▶ **COLLECTED DATA**:
= = = = =
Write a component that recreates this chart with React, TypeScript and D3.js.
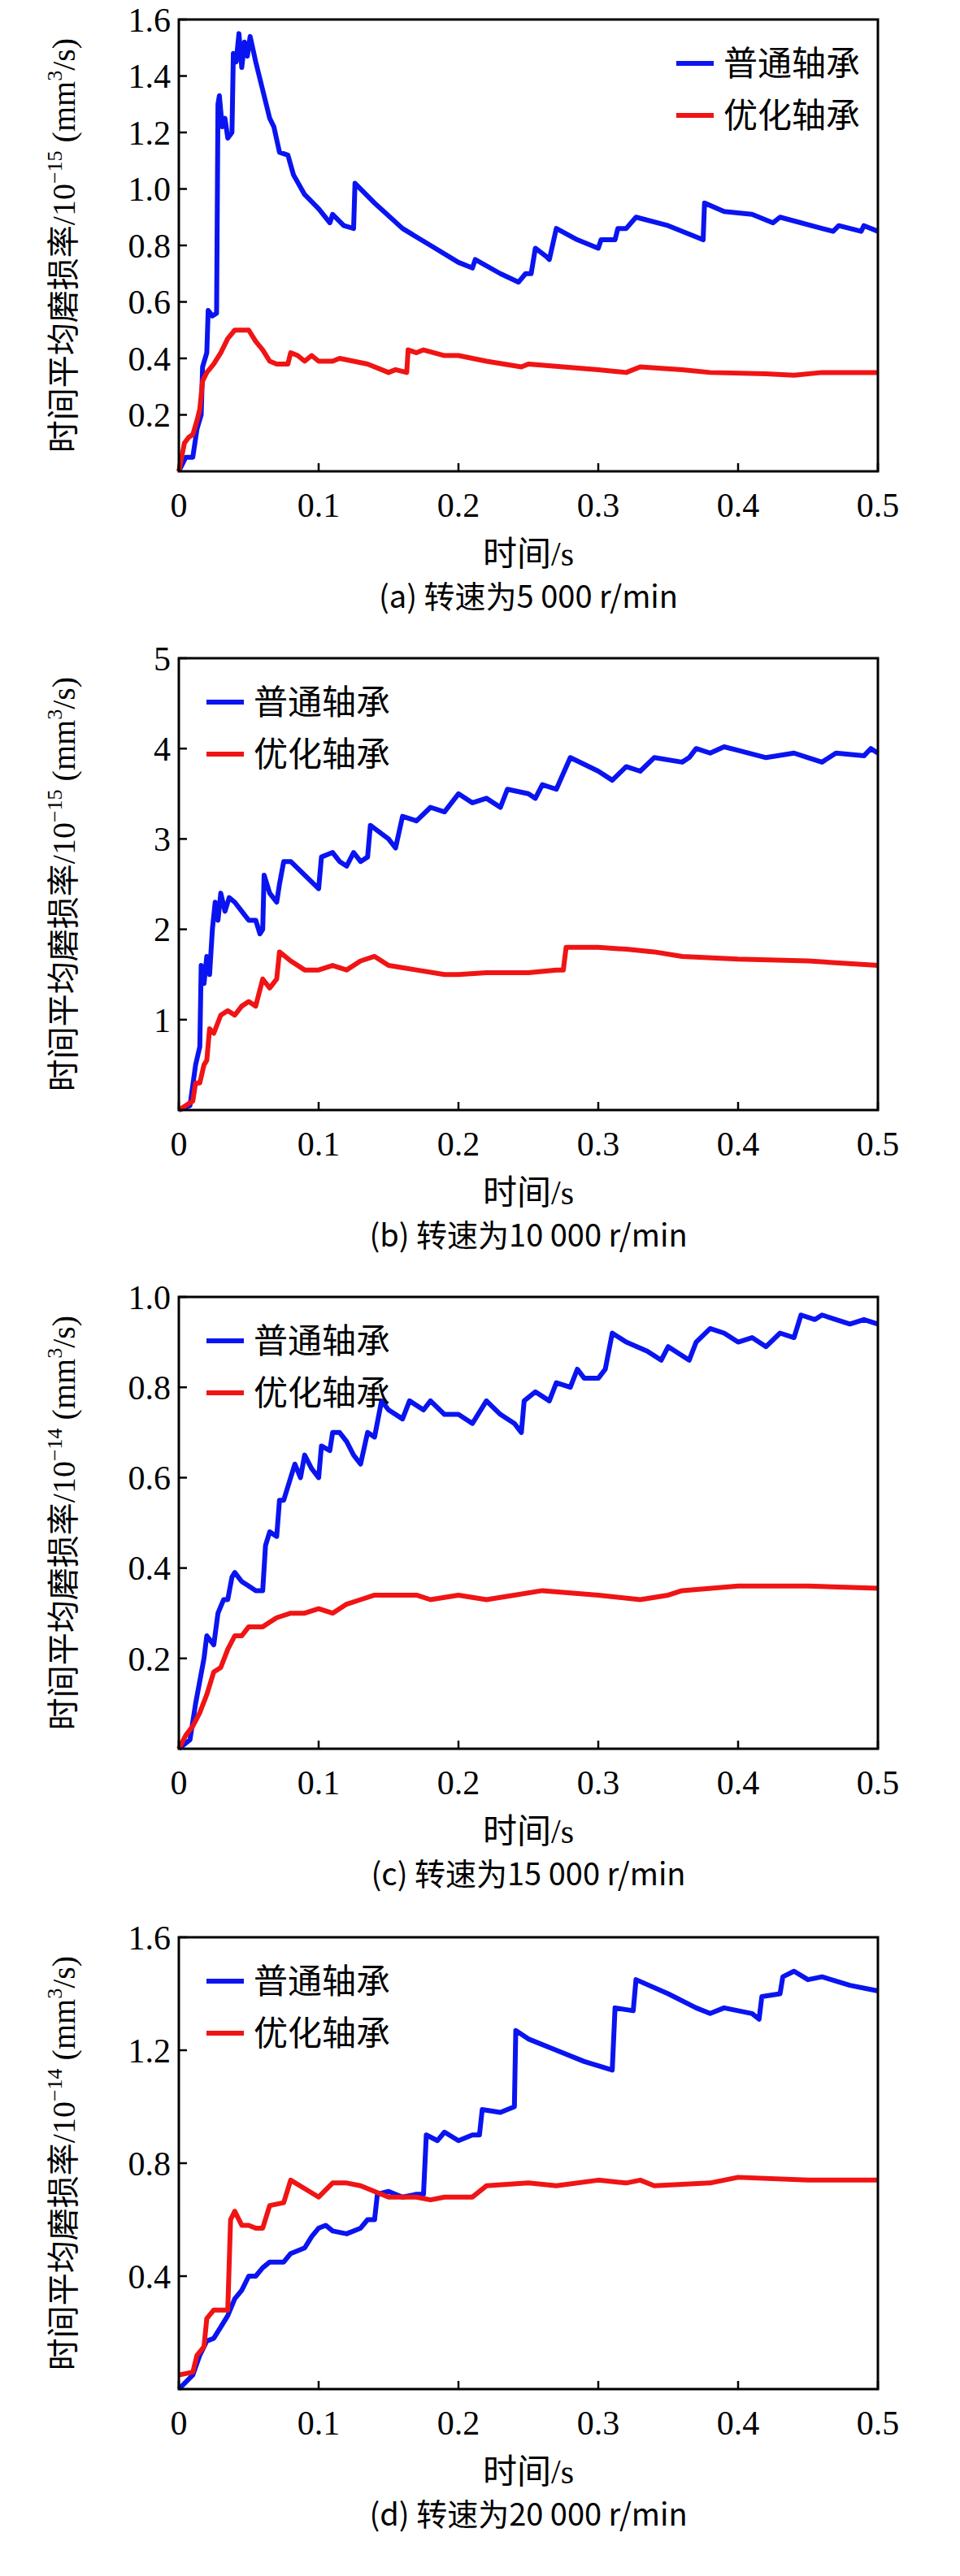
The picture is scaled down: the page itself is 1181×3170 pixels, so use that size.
import React from "react";
import * as d3 from "d3";

const xTicks = [0, 0.1, 0.2, 0.3, 0.4, 0.5];
const seriesNames = ["普通轴承", "优化轴承"];
const colors = ["#0a14f0", "#f01414"];

// panel a
const aBlueT = [0,0.005,0.01,0.013,0.016,0.017,0.02,0.021,0.024,0.027,0.028,0.029,0.031,0.033,0.035,0.038,0.039,0.041,0.043,0.045,0.047,0.049,0.051,0.055,0.06,0.065,0.068,0.072,0.078,0.082,0.09,0.1,0.108,0.11,0.118,0.125,0.126,0.14,0.16,0.18,0.2,0.21,0.212,0.23,0.243,0.248,0.252,0.255,0.263,0.265,0.27,0.285,0.3,0.302,0.312,0.314,0.32,0.327,0.35,0.375,0.376,0.39,0.41,0.425,0.43,0.46,0.468,0.472,0.488,0.49,0.5];
const aBlueV = [0,0.05,0.05,0.15,0.2,0.37,0.42,0.57,0.55,0.56,1.3,1.33,1.22,1.25,1.18,1.2,1.48,1.45,1.55,1.43,1.52,1.47,1.54,1.45,1.35,1.25,1.22,1.13,1.12,1.05,0.98,0.93,0.88,0.91,0.87,0.86,1.02,0.95,0.86,0.8,0.74,0.72,0.75,0.7,0.67,0.7,0.7,0.79,0.76,0.75,0.86,0.82,0.79,0.82,0.82,0.86,0.86,0.9,0.87,0.82,0.95,0.92,0.91,0.88,0.9,0.86,0.85,0.87,0.85,0.87,0.85];
const aRedT = [0,0.004,0.007,0.01,0.013,0.015,0.017,0.02,0.025,0.03,0.035,0.04,0.05,0.055,0.06,0.065,0.07,0.078,0.08,0.085,0.09,0.095,0.1,0.11,0.115,0.125,0.135,0.15,0.155,0.163,0.164,0.17,0.175,0.19,0.2,0.22,0.245,0.25,0.3,0.32,0.33,0.36,0.38,0.42,0.44,0.46,0.5];
const aRedV = [0,0.1,0.12,0.13,0.18,0.22,0.32,0.35,0.38,0.42,0.47,0.5,0.5,0.46,0.43,0.39,0.38,0.38,0.42,0.41,0.39,0.41,0.39,0.39,0.4,0.39,0.38,0.35,0.36,0.35,0.43,0.42,0.43,0.41,0.41,0.39,0.37,0.38,0.36,0.35,0.37,0.36,0.35,0.345,0.34,0.35,0.35];

// panel b
const bBlueT = [0,0.008,0.012,0.015,0.016,0.018,0.02,0.022,0.024,0.026,0.028,0.03,0.033,0.036,0.04,0.045,0.05,0.055,0.058,0.06,0.061,0.065,0.07,0.072,0.075,0.08,0.09,0.1,0.102,0.11,0.115,0.12,0.125,0.13,0.135,0.137,0.15,0.155,0.16,0.17,0.18,0.19,0.2,0.21,0.22,0.23,0.235,0.25,0.255,0.26,0.27,0.28,0.3,0.31,0.32,0.33,0.34,0.36,0.365,0.37,0.38,0.39,0.4,0.42,0.44,0.45,0.46,0.47,0.49,0.495,0.5];
const bBlueV = [0,0.05,0.5,0.7,1.6,1.4,1.7,1.5,2.0,2.3,2.1,2.4,2.2,2.35,2.3,2.2,2.1,2.1,1.95,2.0,2.6,2.4,2.3,2.5,2.75,2.75,2.6,2.45,2.8,2.85,2.75,2.7,2.85,2.75,2.8,3.15,3.0,2.9,3.25,3.2,3.35,3.3,3.5,3.4,3.45,3.35,3.55,3.5,3.45,3.6,3.55,3.9,3.75,3.65,3.8,3.75,3.9,3.85,3.9,4.0,3.95,4.02,3.98,3.9,3.95,3.9,3.85,3.95,3.92,4.0,3.95];
const bRedT = [0,0.005,0.01,0.012,0.015,0.018,0.02,0.022,0.025,0.03,0.035,0.04,0.045,0.05,0.055,0.06,0.065,0.07,0.072,0.08,0.09,0.1,0.11,0.12,0.13,0.14,0.15,0.17,0.19,0.2,0.22,0.25,0.27,0.275,0.277,0.3,0.32,0.34,0.36,0.4,0.45,0.5];
const bRedV = [0,0.05,0.1,0.3,0.3,0.5,0.55,0.9,0.85,1.05,1.1,1.05,1.15,1.2,1.15,1.45,1.35,1.45,1.75,1.65,1.55,1.55,1.6,1.55,1.65,1.7,1.6,1.55,1.5,1.5,1.52,1.52,1.55,1.55,1.8,1.8,1.78,1.75,1.7,1.67,1.65,1.6];

// panel c
const cBlueT = [0,0.008,0.012,0.015,0.018,0.02,0.025,0.028,0.032,0.035,0.038,0.04,0.045,0.05,0.055,0.06,0.062,0.065,0.07,0.072,0.075,0.08,0.083,0.087,0.09,0.095,0.1,0.102,0.108,0.11,0.115,0.12,0.125,0.13,0.135,0.14,0.145,0.15,0.16,0.165,0.175,0.18,0.19,0.2,0.21,0.22,0.23,0.24,0.245,0.247,0.255,0.265,0.27,0.28,0.285,0.29,0.3,0.305,0.31,0.32,0.335,0.345,0.35,0.36,0.365,0.37,0.38,0.39,0.4,0.41,0.42,0.43,0.44,0.445,0.455,0.46,0.47,0.48,0.49,0.5];
const cBlueV = [0,0.02,0.1,0.15,0.2,0.25,0.23,0.3,0.33,0.33,0.38,0.39,0.37,0.36,0.35,0.35,0.45,0.48,0.47,0.55,0.55,0.6,0.63,0.6,0.65,0.62,0.6,0.67,0.66,0.7,0.7,0.68,0.65,0.63,0.7,0.69,0.77,0.75,0.73,0.77,0.75,0.77,0.74,0.74,0.72,0.77,0.74,0.72,0.7,0.77,0.79,0.77,0.81,0.8,0.84,0.82,0.82,0.84,0.92,0.9,0.88,0.86,0.89,0.87,0.86,0.9,0.93,0.92,0.9,0.91,0.89,0.92,0.91,0.96,0.95,0.96,0.95,0.94,0.95,0.94];
const cRedT = [0,0.005,0.01,0.015,0.02,0.025,0.03,0.035,0.04,0.045,0.05,0.06,0.065,0.07,0.08,0.09,0.1,0.11,0.12,0.13,0.14,0.15,0.17,0.18,0.2,0.22,0.24,0.26,0.3,0.33,0.35,0.36,0.4,0.45,0.5];
const cRedV = [0,0.03,0.05,0.08,0.12,0.17,0.18,0.22,0.25,0.25,0.27,0.27,0.28,0.29,0.3,0.3,0.31,0.3,0.32,0.33,0.34,0.34,0.34,0.33,0.34,0.33,0.34,0.35,0.34,0.33,0.34,0.35,0.36,0.36,0.355];

// panel d
const dBlueT = [0,0.01,0.015,0.02,0.025,0.03,0.035,0.04,0.045,0.05,0.055,0.06,0.065,0.075,0.08,0.09,0.095,0.1,0.105,0.11,0.12,0.13,0.135,0.14,0.142,0.15,0.16,0.17,0.175,0.177,0.185,0.19,0.2,0.21,0.215,0.217,0.23,0.24,0.241,0.25,0.27,0.29,0.31,0.312,0.325,0.327,0.35,0.37,0.38,0.39,0.41,0.415,0.417,0.43,0.432,0.44,0.45,0.46,0.48,0.5];
const dBlueV = [0,0.05,0.12,0.17,0.18,0.22,0.26,0.32,0.35,0.4,0.4,0.43,0.45,0.45,0.48,0.5,0.54,0.57,0.58,0.56,0.55,0.57,0.6,0.6,0.69,0.7,0.68,0.69,0.69,0.9,0.88,0.91,0.88,0.9,0.9,0.99,0.98,1.0,1.27,1.24,1.2,1.16,1.13,1.35,1.34,1.45,1.4,1.35,1.33,1.35,1.33,1.31,1.39,1.4,1.46,1.48,1.45,1.46,1.43,1.41];
const dRedT = [0,0.01,0.013,0.018,0.02,0.025,0.035,0.037,0.04,0.045,0.05,0.055,0.06,0.065,0.075,0.08,0.09,0.1,0.11,0.12,0.13,0.14,0.15,0.17,0.18,0.19,0.21,0.22,0.25,0.27,0.3,0.32,0.33,0.34,0.38,0.4,0.45,0.5];
const dRedV = [0.05,0.06,0.12,0.15,0.25,0.28,0.28,0.6,0.63,0.58,0.58,0.57,0.57,0.65,0.66,0.74,0.71,0.68,0.73,0.73,0.72,0.7,0.68,0.68,0.67,0.68,0.68,0.72,0.73,0.72,0.74,0.73,0.74,0.72,0.73,0.75,0.74,0.74];

const panels = [
  { exp: "15", yMax: 1.6, yTicks: [0.2,0.4,0.6,0.8,1.0,1.2,1.4,1.6], fmt: ".1f", legendRight: true, caption: "(a) 转速为5 000 r/min",
    series: [[aBlueT, aBlueV], [aRedT, aRedV]] },
  { exp: "15", yMax: 5, yTicks: [1,2,3,4,5], fmt: "d", legendRight: false, caption: "(b) 转速为10 000 r/min",
    series: [[bBlueT, bBlueV], [bRedT, bRedV]] },
  { exp: "14", yMax: 1.0, yTicks: [0.2,0.4,0.6,0.8,1.0], fmt: ".1f", legendRight: false, caption: "(c) 转速为15 000 r/min",
    series: [[cBlueT, cBlueV], [cRedT, cRedV]] },
  { exp: "14", yMax: 1.6, yTicks: [0.4,0.8,1.2,1.6], fmt: ".1f", legendRight: false, caption: "(d) 转速为20 000 r/min",
    series: [[dBlueT, dBlueV], [dRedT, dRedV]] },
];

const serif = "'Liberation Serif', 'DejaVu Serif', serif";
const cjk = "'Noto Sans CJK SC', sans-serif";

const L = 220, W = 860, H = 556;
const tops = [24, 810, 1596, 2384];

function Panel({ p, top }: any) {
  const x = d3.scaleLinear().domain([0, 0.5]).range([0, W]);
  const y = d3.scaleLinear().domain([0, p.yMax]).range([H, 0]);
  const line = d3.line<[number, number]>().x(d => x(d[0])).y(d => y(d[1]));
  const f = d3.format(p.fmt);
  const legX = p.legendRight ? 612 : 34;
  return (
    <g transform={`translate(${L},${top})`}>
      {p.series.map((s: any, i: number) => (
        <path key={i} d={line(s[0].map((t: number, k: number) => [t, s[1][k]]))!} fill="none" stroke={colors[i]} strokeWidth={6} strokeLinejoin="round" />
      ))}
      <rect x={0} y={0} width={W} height={H} fill="none" stroke="#000" strokeWidth={3} />
      {p.yTicks.map((t: number) => (
        <g key={t}>
          <line x1={0} x2={10} y1={y(t)} y2={y(t)} stroke="#000" strokeWidth={2.5} />
          <text x={-10} y={y(t)} dy="0.35em" textAnchor="end" fontFamily={serif} fontSize={42}>{f(t)}</text>
        </g>
      ))}
      {xTicks.map(t => (
        <g key={t}>
          <line x1={x(t)} x2={x(t)} y1={H} y2={H - 10} stroke="#000" strokeWidth={2.5} />
          <text x={x(t)} y={H + 56} textAnchor="middle" fontFamily={serif} fontSize={42}>{d3.format("")(t)}</text>
        </g>
      ))}
      {seriesNames.map((n, i) => (
        <g key={n} transform={`translate(${legX},${54 + i * 64})`}>
          <line x1={0} x2={46} y1={0} y2={0} stroke={colors[i]} strokeWidth={6} />
          <text x={58} y={0} dy="0.35em" fontFamily={cjk} fontSize={42}>{n}</text>
        </g>
      ))}
      <text transform={`translate(${-128},${H / 2}) rotate(-90)`} textAnchor="middle" fontSize={40}>
        <tspan fontFamily={cjk}>时间平均磨损率</tspan>
        <tspan fontFamily={serif}>/10</tspan>
        <tspan fontFamily={serif} fontSize={26} dy={-16}>−{p.exp}</tspan>
        <tspan fontFamily={serif} dy={16}> (mm</tspan>
        <tspan fontFamily={serif} fontSize={26} dy={-16}>3</tspan>
        <tspan fontFamily={serif} dy={16}>/s)</tspan>
      </text>
      <text x={W / 2} y={H + 116} textAnchor="middle" fontSize={42}>
        <tspan fontFamily={cjk}>时间</tspan><tspan fontFamily={serif}>/s</tspan>
      </text>
      <text x={W / 2} y={H + 168} textAnchor="middle" fontSize={38} fontFamily={cjk}>{p.caption}</text>
    </g>
  );
}

export default function App() {
  return (
    <svg width={1181} height={3170} style={{ position: "absolute", left: 0, top: 0, background: "#fff" }}>
      <rect width={1181} height={3170} fill="#fff" />
      {panels.map((p, i) => <Panel key={i} p={p} top={tops[i]} />)}
    </svg>
  );
}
= = = = =
▶ **EXERCISE**: Look above for every line with the word "that" and copy it.

▶ **REPLY TO THE EXERCISE**:
Write a component that recreates this chart with React, TypeScript and D3.js.
The picture is scaled down: the page itself is 1181×3170 pixels, so use that size.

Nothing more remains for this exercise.